In an iPhone-esque touch, screen orientation is handled by an internal accelerometer. Landscape photos, for example, rotate by simply flipping the handset on its side. 

Unfortunately, the 3.2-megapixel camera doesn't have a flash, or a memory expansion slot. The 8GB of internal memory is a fair reason to consider omitting expandability, but we're all about having options.

Finally, forget the bundled Web browser included on the phone, and instead install the free Opera Mini browser. It's free, and it'll transform the W980 into a fast and enjoyable Web-browsing handset.

Sadly, apart from the sporadic feature addition, Sony Ericsson has failed to innovate in terms of software. The user experience is good, that's for sure, but it's little more than the same software inside a new case. In fact, the Xperia X1 is the only truly innovative thing we've seen the troubled manufacturer come out with in a long time.

The W980 is a pleasant phone to use, though, and it shouldn't give even the fairly technophobic any trouble.

Musically, it's a decent little performer. We tested with lossless WAV files and studio-grade reference headphones and noticed certain shortcomings, but as a little MP3 player for listening to music on the way to the shops, it's fine.

It isn't, however, as good as a dedicated player such as a Creative Zen or an iPod. These offer audibly superior sound quality, and are still preferable as music devices. If optimum sound performance is essential, very few phones on the market are hitting the mark yet anyway.

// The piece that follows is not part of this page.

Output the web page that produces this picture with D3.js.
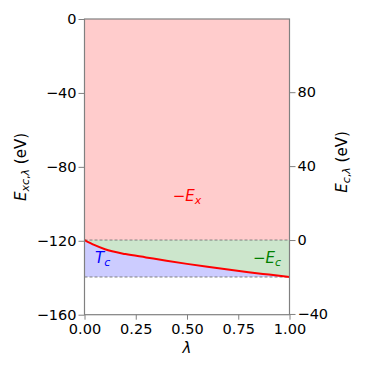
<!DOCTYPE html>
<html>
<head>
<meta charset="utf-8">
<style>
  body { margin: 0; background: #fff; }
  svg { font-family: "DejaVu Sans", sans-serif; }
</style>
</head>
<body>
<div id="chart"></div>
<script src="https://d3js.org/d3.v7.min.js"></script>
<script>
// adiabatic connection curve
var lambdaVals = [0, 0.05, 0.1, 0.2, 0.3, 0.4, 0.5, 0.6, 0.7, 0.8, 0.9, 1.0];
var excVals = [-119.6, -122.4, -124.6, -127.2, -129.0, -130.8, -132.5, -134.1, -135.6, -137.0, -138.3, -139.6];
var exVal = -119.6;            // E_x line, zero of the right axis
var leftTicks = [0, -40, -80, -120, -160];
var rightTicks = [80, 40, 0, -40];
var xTicks = [0, 0.25, 0.5, 0.75, 1];

var W = 374, H = 374;
var fsize = 14.5;
var spine = "#808080";

var svg = d3.select("#chart").append("svg")
    .attr("width", W).attr("height", H);
svg.append("rect").attr("width", W).attr("height", H).attr("fill", "#fff");

var x = d3.scaleLinear().domain([0, 1]).range([84.5, 289.5]);
var y = d3.scaleLinear().domain([-160, 0]).range([314.7, 19]);
var yR = d3.scaleLinear().domain([-160 - exVal, 0 - exVal]).range([314.7, 19]);

var pts = lambdaVals.map(function(l, i) { return {l: l, v: excVals[i]}; });
var exc1 = excVals[excVals.length - 1];

// red: exchange part
svg.append("rect")
    .attr("x", x(0)).attr("y", y(0))
    .attr("width", x(1) - x(0)).attr("height", y(exVal) - y(0))
    .attr("fill", "#ffcccc");

// green: -E_c between E_x and curve
svg.append("path").datum(pts)
    .attr("fill", "#cce6cc")
    .attr("d", d3.area().curve(d3.curveMonotoneX)
      .x(function(d) { return x(d.l); })
      .y0(y(exVal))
      .y1(function(d) { return y(d.v); }));

// blue: T_c between curve and E_xc(1)
svg.append("path").datum(pts)
    .attr("fill", "#ccccff")
    .attr("d", d3.area().curve(d3.curveMonotoneX)
      .x(function(d) { return x(d.l); })
      .y0(y(exc1))
      .y1(function(d) { return y(d.v); }));

// dashed guides
[exVal, exc1].forEach(function(v) {
  svg.append("line")
      .attr("x1", x(0)).attr("x2", x(1))
      .attr("y1", y(v)).attr("y2", y(v))
      .attr("stroke", "#808080").attr("stroke-width", 1)
      .attr("stroke-dasharray", "3,2");
});

// the curve
svg.append("path").datum(pts)
    .attr("fill", "none")
    .attr("stroke", "#ff0000").attr("stroke-width", 2)
    .attr("d", d3.line().curve(d3.curveMonotoneX)
      .x(function(d) { return x(d.l); })
      .y(function(d) { return y(d.v); }));

// axes
function styleAxis(g) {
  g.selectAll(".domain").remove();
  g.selectAll(".tick line").attr("stroke", spine);
  g.selectAll(".tick text").attr("fill", "#000")
      .style("font-size", fsize + "px")
      .style("font-family", "DejaVu Sans");
}

svg.append("g").attr("transform", "translate(" + x(0) + ",0)")
    .call(d3.axisLeft(y).tickValues(leftTicks).tickSize(6).tickPadding(2))
    .call(styleAxis);

svg.append("g").attr("transform", "translate(" + x(1) + ",0)")
    .call(d3.axisRight(yR).tickValues(rightTicks).tickSize(6).tickPadding(2))
    .call(styleAxis);

svg.append("g").attr("transform", "translate(0," + y(-160) + ")")
    .call(d3.axisBottom(x).tickValues(xTicks).tickSize(5).tickPadding(4)
      .tickFormat(d3.format(".2f")))
    .call(styleAxis);

// spines
svg.append("rect")
    .attr("x", x(0)).attr("y", y(0))
    .attr("width", x(1) - x(0)).attr("height", y(-160) - y(0))
    .attr("fill", "none").attr("stroke", spine).attr("stroke-width", 1.2);

// annotations
function sub(t, main, s, color) {
  t.attr("fill", color).style("font-size", "15px");
  t.append("tspan").text(main.pre || "");
  t.append("tspan").style("font-style", "italic").text(main.sym);
  t.append("tspan").attr("dy", 3).style("font-size", "11px")
      .style("font-style", "italic").text(s);
}
sub(svg.append("text").attr("x", x(0.5)).attr("y", 201).attr("text-anchor", "middle"),
    {pre: "\u2212", sym: "E"}, "x", "#ff0000");
sub(svg.append("text").attr("x", 95).attr("y", 263),
    {sym: "T"}, "c", "#0000ff");
sub(svg.append("text").attr("x", 281).attr("y", 263).attr("text-anchor", "end"),
    {pre: "\u2212", sym: "E"}, "c", "#008000");

// axis titles
var yl = svg.append("text")
    .attr("transform", "translate(26,167) rotate(-90)")
    .attr("text-anchor", "middle").style("font-size", "15px");
yl.append("tspan").style("font-style", "italic").text("E");
yl.append("tspan").attr("dy", 3).style("font-size", "11px").style("font-style", "italic").text("xc");
yl.append("tspan").style("font-size", "11px").text(",");
yl.append("tspan").style("font-size", "11px").style("font-style", "italic").text("\u03bb");
yl.append("tspan").attr("dy", -3).text(" (eV)");

var yr = svg.append("text")
    .attr("transform", "translate(347,162) rotate(-90)")
    .attr("text-anchor", "middle").style("font-size", "15px");
yr.append("tspan").style("font-style", "italic").text("E");
yr.append("tspan").attr("dy", 3).style("font-size", "11px").style("font-style", "italic").text("c");
yr.append("tspan").style("font-size", "11px").text(",");
yr.append("tspan").style("font-size", "11px").style("font-style", "italic").text("\u03bb");
yr.append("tspan").attr("dy", -3).text(" (eV)");

svg.append("text")
    .attr("x", x(0.5)).attr("y", 353)
    .attr("text-anchor", "middle")
    .style("font-size", "15px").style("font-style", "italic")
    .text("\u03bb");
</script>
</body>
</html>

Not an innovative phone and not without subtle annoyances, such as the easily obscurable camera and the lack of a 3.5mm headphone socket, but in most other ways the W980 is terrific, and packed with features.

It wouldn't cause us to ditch our dedicated MP3 player, but it's ideal as a second music device for those times when carrying two gadgets isn't practical.

If you want a music phone that really is worth ditching your dedicated player for, consider Apple's iPhone 3G. Or if you want to steer clear of Apple but still use your own headphones easily, have a peek at the Motorola Rokr E8.